En effet, a-t-il ajouté, la levée du confinement sanitaire et l’élargissement du champ de dépistage allaient inévitablement mener à cette situation. C’est pourquoi une plus grande vigilance de tous est requise pour limiter les dégâts, mais surtout pour éviter les goulots d’étranglement au niveau du système de soins. Les capacités sont, pour le moment, serrées et les professionnels de la santé ont déjà tiré la sonnette d’alarme au cours des derniers jours. Des inquiétudes partagées par Said Ahmidouch, le wali de la région Casablanca-Settat, qui a souligné que la capacité des plateaux techniques est proche de la saturation, prônant l’adoption du mécanisme des sentinelles, depuis le médecin ou le pharmacien. En effet, la haussedes cas de Covid-19 détectés a eu pour effet de faire exploser le taux d’occupation des hôpitaux. À Casablanca-Settat, par exemple, le pourcentage d’occupation de lits s’élevait à 83,77% en juillet dernier. Ce chiffre englobe l’hôpital de campagne monté à la Foire internationale de Casablanca, celui de Benslimane et celui d’El Jadida. Cette région a une capacité totale de 1.929 lits, dont 1.616 étaient occupés.
Médecin de proximité: un rôle crucial
Devant la hausse des cas de contamination, les experts mettent en relief le rôle crucial que peut jouer le médecin de proximité. Intégré dans la boucle du système de dépistage, celui-ci est un filtre important de par les missions qui sont les siennes. Dr. Tayeb Hamdi, vice-président de la Fédération nationale de la santé, explique ainsi que «la médecine générale – médecine de famille libérale remplit trois missions majeures, à savoir l’organisation des soins, la veille sanitaire (surveillance épidémiologique) et la gestion de la crise sanitaire (la riposte)».
Comment donc ce professionnel peut-il casser la chaîne de contamination? Une série de mesures peuvent être envisagées, selon Dr Hamdi, qui cite dans ce sens l’identification des cas symptomatiques, le testing (prescription des tests RT-PCR), l’isolement (mise en place des mesures d’isolement), le contact tracing (recherche des contacts et leur isolement), le traitement et suivi des patients à domicile et des contacts en isolement, ainsi que le suivi des patients Covid+ en post-hospitalisation et de la communication. Dr.
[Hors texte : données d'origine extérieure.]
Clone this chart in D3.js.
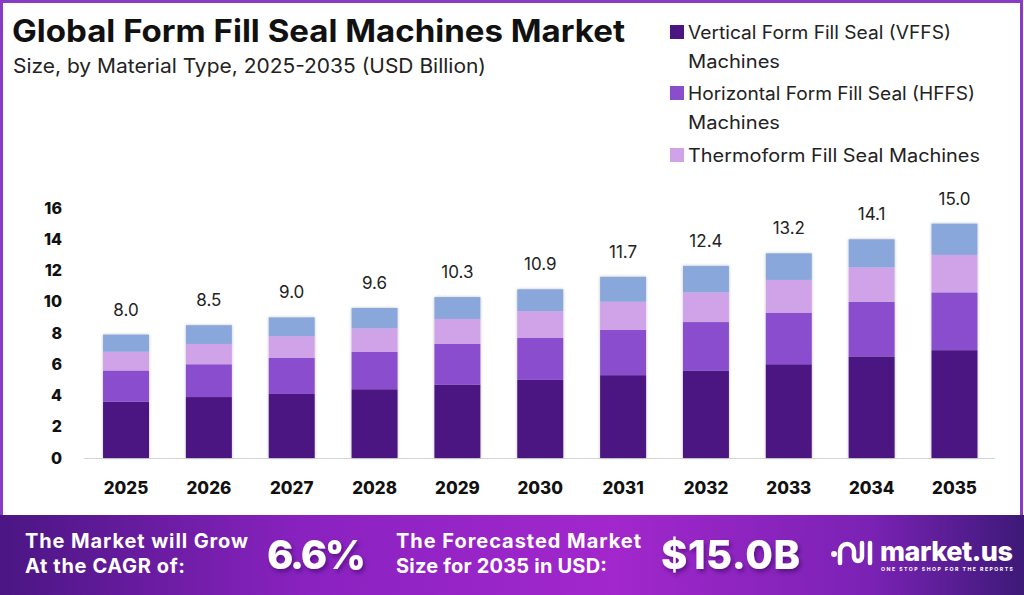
<!DOCTYPE html>
<html>
<head>
<meta charset="utf-8">
<script src="https://cdn.jsdelivr.net/npm/d3@7.9.0/dist/d3.min.js"></script>
<style>
  html, body { margin: 0; padding: 0; background: #fff; }
  svg { display: block; font-family: 'Inter', 'Open Sans', sans-serif; }
</style>
</head>
<body>
<svg id="chart" width="1024" height="595"></svg>
<script>
// data
const years = ['2025', '2026', '2027', '2028', '2029', '2030', '2031', '2032', '2033', '2034', '2035'];
const totals = [8.0, 8.5, 9.0, 9.6, 10.3, 10.9, 11.7, 12.4, 13.2, 14.1, 15.0];
const vffs = [3.6, 3.9, 4.1, 4.4, 4.7, 5.0, 5.3, 5.6, 6.0, 6.5, 6.9];
const hffs = [2.0, 2.1, 2.3, 2.4, 2.6, 2.7, 2.9, 3.1, 3.3, 3.5, 3.7];
const thermo = [1.2, 1.3, 1.4, 1.5, 1.6, 1.7, 1.8, 1.9, 2.1, 2.2, 2.4];
const others = [1.1, 1.2, 1.2, 1.3, 1.4, 1.4, 1.6, 1.7, 1.7, 1.8, 2.0];
const yTicks = [0, 2, 4, 6, 8, 10, 12, 14, 16];

const seriesKeys = ['vffs', 'hffs', 'thermo', 'others'];
const colors = ['#4b1681', '#8a4ecd', '#d0a3e8', '#8aa7dc'];
const legendLabels = [
  ['Vertical Form Fill Seal (VFFS)', 'Machines'],
  ['Horizontal Form Fill Seal (HFFS)', 'Machines'],
  ['Thermoform Fill Seal Machines']
];
// widths the legend lines take in the picture
const legendWidths = [[263, 92], [287, 92], [292]];

const rows = years.map((y, i) => ({
  year: y, vffs: vffs[i], hffs: hffs[i], thermo: thermo[i], others: others[i]
}));

const svg = d3.select('#chart');
const defs = svg.append('defs');

// soft shadow for bars
const shadow = defs.append('filter').attr('id', 'shadow')
  .attr('x', '-20%').attr('y', '-10%').attr('width', '140%').attr('height', '120%');
shadow.append('feDropShadow').attr('dx', 0).attr('dy', 0).attr('stdDeviation', 1.5)
  .attr('flood-color', '#000').attr('flood-opacity', 0.25);

const grad = defs.append('linearGradient').attr('id', 'banner');
grad.append('stop').attr('offset', '0%').attr('stop-color', '#4a1683');
grad.append('stop').attr('offset', '30%').attr('stop-color', '#8a22c0');
grad.append('stop').attr('offset', '60%').attr('stop-color', '#a227cc');
grad.append('stop').attr('offset', '85%').attr('stop-color', '#7a22b4');
grad.append('stop').attr('offset', '100%').attr('stop-color', '#3d1978');

const textShadow = defs.append('filter').attr('id', 'tshadow')
  .attr('x', '-10%').attr('y', '-20%').attr('width', '130%').attr('height', '150%');
textShadow.append('feDropShadow').attr('dx', 2).attr('dy', 3).attr('stdDeviation', 2)
  .attr('flood-color', '#2a0050').attr('flood-opacity', 0.5);

// frame
svg.append('rect').attr('x', 1.5).attr('y', 1.5).attr('width', 1020).attr('height', 600)
  .attr('fill', '#fff').attr('stroke', '#8a3bc4').attr('stroke-width', 3);

// title
svg.append('text').attr('x', 12).attr('y', 42)
  .attr('font-size', 31).attr('font-weight', 700).attr('fill', '#111')
  .attr('textLength', 613).attr('lengthAdjust', 'spacingAndGlyphs')
  .text('Global Form Fill Seal Machines Market');
svg.append('text').attr('x', 13).attr('y', 73)
  .attr('font-size', 20).attr('fill', '#222')
  .attr('textLength', 473).attr('lengthAdjust', 'spacingAndGlyphs')
  .text('Size, by Material Type, 2025-2035 (USD Billion)');

// legend
const legend = svg.append('g').attr('transform', 'translate(670,0)');
const legendRows = [32, 93, 155];
legendLabels.forEach((lines, i) => {
  const g = legend.append('g').attr('transform', `translate(0,${legendRows[i]})`);
  g.append('rect').attr('x', 0).attr('y', -7).attr('width', 14).attr('height', 14)
    .attr('fill', colors[i]);
  lines.forEach((t, j) => {
    g.append('text').attr('x', 18).attr('y', j * 29 + 6.5)
      .attr('font-size', 18).attr('fill', '#222')
      .attr('textLength', legendWidths[i][j]).attr('lengthAdjust', 'spacingAndGlyphs')
      .text(t);
  });
});

// scales
const x = d3.scaleBand().domain(years).range([84.6, 995.9])
  .paddingInner(0.445).paddingOuter(0.2225);
const y = d3.scaleLinear().domain([0, 16]).range([458, 208]);

const stack = d3.stack().keys(seriesKeys);
const stacked = stack(rows);

// y axis
const yAxis = svg.append('g').attr('transform', 'translate(62,0)')
  .call(d3.axisLeft(y).tickValues(yTicks).tickSize(0).tickPadding(0));
yAxis.select('.domain').remove();
yAxis.selectAll('text').attr('font-size', 16).attr('font-weight', 800)
  .attr('fill', '#111').attr('font-family', 'Inter, sans-serif');

// baseline
svg.append('line').attr('x1', 84).attr('x2', 995)
  .attr('y1', y(0) + 0.5).attr('y2', y(0) + 0.5)
  .attr('stroke', '#d4d4d4').attr('stroke-width', 1);

// bars
svg.append('g').attr('filter', 'url(#shadow)')
  .selectAll('g').data(stacked).join('g')
  .attr('fill', (d, i) => colors[i])
  .selectAll('rect').data(d => d).join('rect')
  .attr('x', d => x(d.data.year))
  .attr('width', x.bandwidth())
  .attr('y', d => y(d[1]))
  .attr('height', d => y(d[0]) - y(d[1]));

// total labels
svg.append('g').selectAll('text').data(years).join('text')
  .attr('x', d => x(d) + x.bandwidth() / 2)
  .attr('y', (d, i) => y(d3.sum(seriesKeys, k => rows[i][k])) - 19)
  .attr('text-anchor', 'middle').attr('font-size', 17).attr('fill', '#222')
  .text((d, i) => totals[i].toFixed(1));

// x axis
const xAxis = svg.append('g').attr('transform', `translate(0,${y(0)})`)
  .call(d3.axisBottom(x).tickSize(0).tickPadding(24));
xAxis.select('.domain').remove();
xAxis.selectAll('text').attr('font-size', 17).attr('font-weight', 800)
  .attr('fill', '#111').attr('font-family', 'Inter, sans-serif');

// bottom banner
const banner = svg.append('g').attr('transform', 'translate(0,515)');
banner.append('rect').attr('width', 1024).attr('height', 80).attr('fill', 'url(#banner)');
const bt = banner.append('g').attr('fill', '#fff').attr('font-weight', 700).attr('font-size', 20)
  .attr('lengthAdjust', 'spacingAndGlyphs');
bt.append('text').attr('x', 25).attr('y', 33).attr('textLength', 223).text('The Market will Grow');
bt.append('text').attr('x', 25).attr('y', 58).attr('textLength', 160).text('At the CAGR of:');
bt.append('text').attr('x', 396).attr('y', 33).attr('textLength', 245).text('The Forecasted Market');
bt.append('text').attr('x', 396).attr('y', 58).attr('textLength', 211).text('Size for 2035 in USD:');

banner.append('text').attr('x', 267).attr('y', 54).attr('fill', '#fff')
  .attr('font-size', 40).attr('font-weight', 800).attr('filter', 'url(#tshadow)')
  .attr('textLength', 99).text('6.6%');
banner.append('text').attr('x', 661).attr('y', 54).attr('fill', '#fff')
  .attr('font-size', 40).attr('font-weight', 800).attr('filter', 'url(#tshadow)')
  .attr('textLength', 139).text('$15.0B');

// logo
const logo = banner.append('g').attr('transform', 'translate(830,22)');
logo.append('circle').attr('cx', 4).attr('cy', 17).attr('r', 3).attr('fill', '#fff');
logo.append('path')
  .attr('d', 'M10,26 L10,14 A7,7 0 0 1 24,14 L24,20 A4,4 0 0 0 32,20 L32,6')
  .attr('fill', 'none').attr('stroke', '#fff').attr('stroke-width', 4.5).attr('stroke-linecap', 'round');
logo.append('line').attr('x1', 40).attr('x2', 40).attr('y1', 6).attr('y2', 26)
  .attr('stroke', '#fff').attr('stroke-width', 4.5).attr('stroke-linecap', 'round');
logo.append('text').attr('x', 50).attr('y', 24).attr('fill', '#fff')
  .attr('font-size', 27).attr('font-weight', 800).attr('textLength', 133).text('market.us');
logo.append('text').attr('x', 51).attr('y', 34).attr('fill', '#fff')
  .attr('font-size', 5.2).attr('font-weight', 700).attr('textLength', 132)
  .text('ONE STOP SHOP FOR THE REPORTS');
</script>
</body>
</html>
Hamdi, qui est médecin et chercheur en politiques et systèmes de santé, estime «qu’une situation incontrôlable est encore évitable». Il préconise pour cela de mettre en place des outils de suivi harmonisés, de bien définir la relation libéral/hôpital/unités Covid, le partage de la décision de tester avec le médecin généraliste libéral, la prise en charge des tests par l’État et les caisses de maladie et assurances, ainsi que l’implication dans la décision d’hospitaliser, isoler à domicile et post-hospitalisation. Il est aussi question de la mise en place d’un parcours clair des patients suspects ou positifs, de l’implication dans le protocole thérapeutique et de considérer la Covid-19 chez le médecin libéral comme maladie professionnelle prise en charge par l’État.